SciSun: Well Grounded   Leave a comment

A few weeks ago when we talked about soil and gave you all the dirt about different types of ground, we didn’t think there would be more to report so soon. But information just landed on our desk, that earlier this month NASA (yes, the Space Exploration NASA) handed over control of the Landsat 8 satellite to the US Geological Survey (USGS). This means that this latest-technology can now be used to collect and research hundreds of photos, every day, of the Earth and Earth systems like weather patterns; temperature and climate changes; and observe the effects of natural and man-made actions on the Earths surface.

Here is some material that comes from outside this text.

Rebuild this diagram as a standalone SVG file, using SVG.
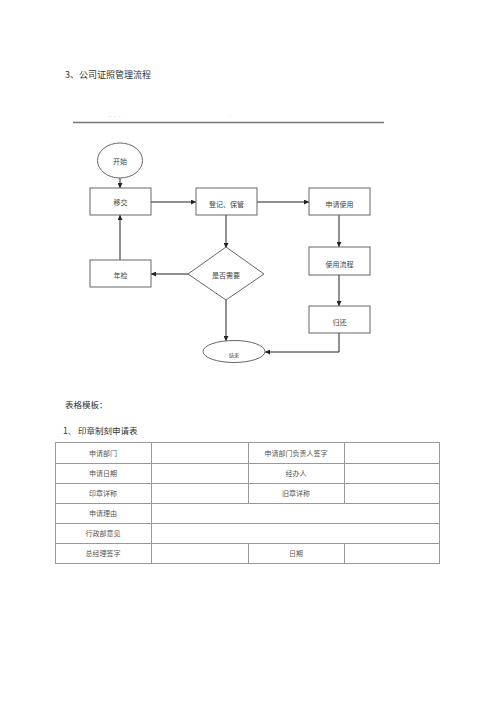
<svg xmlns="http://www.w3.org/2000/svg" width="500" height="707" viewBox="0 0 500 707">
<style>
text{font-family:"Noto Sans CJK SC","Liberation Serif",serif;fill:#444}
.lbl{font-size:7px;text-anchor:middle;dominant-baseline:central}
.box{fill:#fff;stroke:#666;stroke-width:1}
.con{fill:none;stroke:#222;stroke-width:1}
.grid{stroke:#999;stroke-width:1;fill:none}
.cell{font-size:7px;text-anchor:middle;dominant-baseline:central;fill:#555}
</style>
<defs>
<marker id="arr" viewBox="0 0 10 10" refX="10" refY="5" markerWidth="5" markerHeight="5" orient="auto">
<path d="M0,0 L10,5 L0,10 z" fill="#222"/>
</marker>
</defs>
<rect width="500" height="707" fill="#fff"/>
<text x="65" y="78" style="font-size:9px;fill:#333">3、公司证照管理流程</text>
<text x="108" y="119" style="font-size:4px;fill:#aaa">· · ·</text>
<text x="228" y="119" style="font-size:4px;fill:#ccc">·</text>
<line x1="73" y1="122.5" x2="384" y2="122.5" stroke="#777" stroke-width="1.5"/>

<g id="connectors">
<line class="con" x1="120" y1="178" x2="120" y2="188" marker-end="url(#arr)"/>
<line class="con" x1="151" y1="202" x2="196" y2="202" marker-end="url(#arr)"/>
<line class="con" x1="257" y1="202" x2="309" y2="202" marker-end="url(#arr)"/>
<line class="con" x1="226" y1="215" x2="226" y2="248" marker-end="url(#arr)"/>
<line class="con" x1="339" y1="215" x2="339" y2="247" marker-end="url(#arr)"/>
<line class="con" x1="339" y1="275" x2="339" y2="306" marker-end="url(#arr)"/>
<line class="con" x1="188" y1="274" x2="151" y2="274" marker-end="url(#arr)"/>
<line class="con" x1="120" y1="260" x2="120" y2="215" marker-end="url(#arr)"/>
<line class="con" x1="226" y1="300" x2="226" y2="341" marker-end="url(#arr)"/>
<polyline class="con" points="339,333 339,352 265,352" marker-end="url(#arr)"/>
</g>

<g id="start"><ellipse class="box" cx="120" cy="160.5" rx="22.5" ry="17.5"/><text class="lbl" x="120" y="161">开始</text></g>
<g id="transfer"><rect class="box" x="90" y="188" width="61" height="27"/><text class="lbl" x="120.5" y="202">移交</text></g>
<g id="register"><rect class="box" x="196" y="188" width="61" height="27"/><text class="lbl" x="226.5" y="204">登记、保管</text></g>
<g id="apply"><rect class="box" x="309" y="188" width="61" height="27"/><text class="lbl" x="339.5" y="204">申请使用</text></g>
<g id="process"><rect class="box" x="309" y="247" width="61" height="28"/><text class="lbl" x="339.5" y="264">使用流程</text></g>
<g id="return"><rect class="box" x="309" y="306" width="61" height="27"/><text class="lbl" x="339.5" y="322">归还</text></g>
<g id="annual"><rect class="box" x="90" y="260" width="61" height="27"/><text class="lbl" x="120.5" y="275">年检</text></g>
<g id="decision"><polygon class="box" points="226,247 264,274 226,300 188,274"/><text class="lbl" x="226" y="275">是否需要</text></g>
<g id="end"><ellipse class="box" cx="234" cy="351.5" rx="31" ry="11"/><text class="lbl" x="234" y="354" style="font-size:5px">结束</text></g>

<text x="65" y="408" style="font-size:8.5px;fill:#333">表格模板：</text>
<text x="63" y="434" style="font-size:8.5px;fill:#333">1、  印章制刻申请表</text>

<g id="table">
<rect class="grid" x="55.5" y="442.5" width="384" height="121"/>
<line class="grid" x1="55.5" y1="463.5" x2="439.5" y2="463.5"/>
<line class="grid" x1="55.5" y1="483.5" x2="439.5" y2="483.5"/>
<line class="grid" x1="55.5" y1="503.5" x2="439.5" y2="503.5"/>
<line class="grid" x1="55.5" y1="523.5" x2="439.5" y2="523.5"/>
<line class="grid" x1="55.5" y1="543.5" x2="439.5" y2="543.5"/>
<line class="grid" x1="151.5" y1="442.5" x2="151.5" y2="563.5"/>
<line class="grid" x1="248.5" y1="442.5" x2="248.5" y2="503.5"/>
<line class="grid" x1="248.5" y1="543.5" x2="248.5" y2="563.5"/>
<line class="grid" x1="344.5" y1="442.5" x2="344.5" y2="503.5"/>
<line class="grid" x1="344.5" y1="543.5" x2="344.5" y2="563.5"/>
<text class="cell" x="103" y="453">申请部门</text>
<text class="cell" x="296" y="453">申请部门负责人签字</text>
<text class="cell" x="103" y="473">申请日期</text>
<text class="cell" x="296" y="473">经办人</text>
<text class="cell" x="103" y="493">印章详称</text>
<text class="cell" x="296" y="493">旧章详称</text>
<text class="cell" x="103" y="513">申请理由</text>
<text class="cell" x="103" y="533">行政部意见</text>
<text class="cell" x="103" y="553">总经理签字</text>
<text class="cell" x="296" y="553">日期</text>
</g>
</svg>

Versions of Landsat have been orbiting and documenting the Earth since 1972. Landsat versions 1 through 3 were equipped with what’s now considered simple technology (simple for a NASA spacecraft, that is), such as two-color cameras and near-infrared monitors; even so, the first mission discovered an unknown island off the coast of Canada (you’d think someone would have known about an entire island before it was seen from space). With each new Landsat series (4 – 7) the technology became more and more sophisticated until the current Landsat 8 –which is actually named Landsat Data Continuity Mission – is now able to continually scan and photograph Earths surface using an array of equipment including visible (color); near-infrared; short wave infrared; and thermal infrared monitors.

That’s a lot of information, and a ton of photos, that scientists can review – and anyone can download free at USGS Landsat and NASA sites. But other than pretty full-color pictures of the Earth from space to look at (which we have to admit, is pretty cool in itself), after 40 years of documentation, do we really need another satellite monitoring areas of Earth that probably have already been photographed hundreds of times and researched until there’s nothing new to learn? We have to remember Earth is a living object – both home to every plant and animal we know (and many that still haven’t been discovered); and the Earth itself consists of many inter-related and dependent systems and processes such as ocean currents, wind patterns, and migratory movements of animals; so that some believe the entire planet might be considered a unique, living organism – although one very different than anything we currently define as living.

Landsat images of the Las Vegas, Nevada area, taken in 1984 (left) and 2011 (right). The city - grey and green - is bigger. The lake - dark blue - is smaller. When there's no more lake, there's no more city.

Landsat images of the Las Vegas, Nevada area, taken in 1984 (left) and 2011 (right). The city – grey and green – is bigger. The lake – dark blue – is smaller. When there’s no more lake, there’s no more city.

Also (or because?) the Earth is constantly changing – both naturally and due to man-made actions – having a heads-up on the condition of the only home we know, is a really good idea when all life on Earth depends on how we live and care for the single planet we all depend upon.

Maybe one of the best ways to understand the surface of Earth, and how our land and resources are used, and how changes in and on the land impacts our environment, is through the ‘eye in the sky’ satellites that help us see just how lonely and venerable our Earth really is. Sometimes only by understanding the bigger picture, can we all remain well grounded.


Michonne Says: Marmots are always on the ground. Sometimes we’re under the ground. So I don’t know what’s so interesting about anything above the ground. Phooey.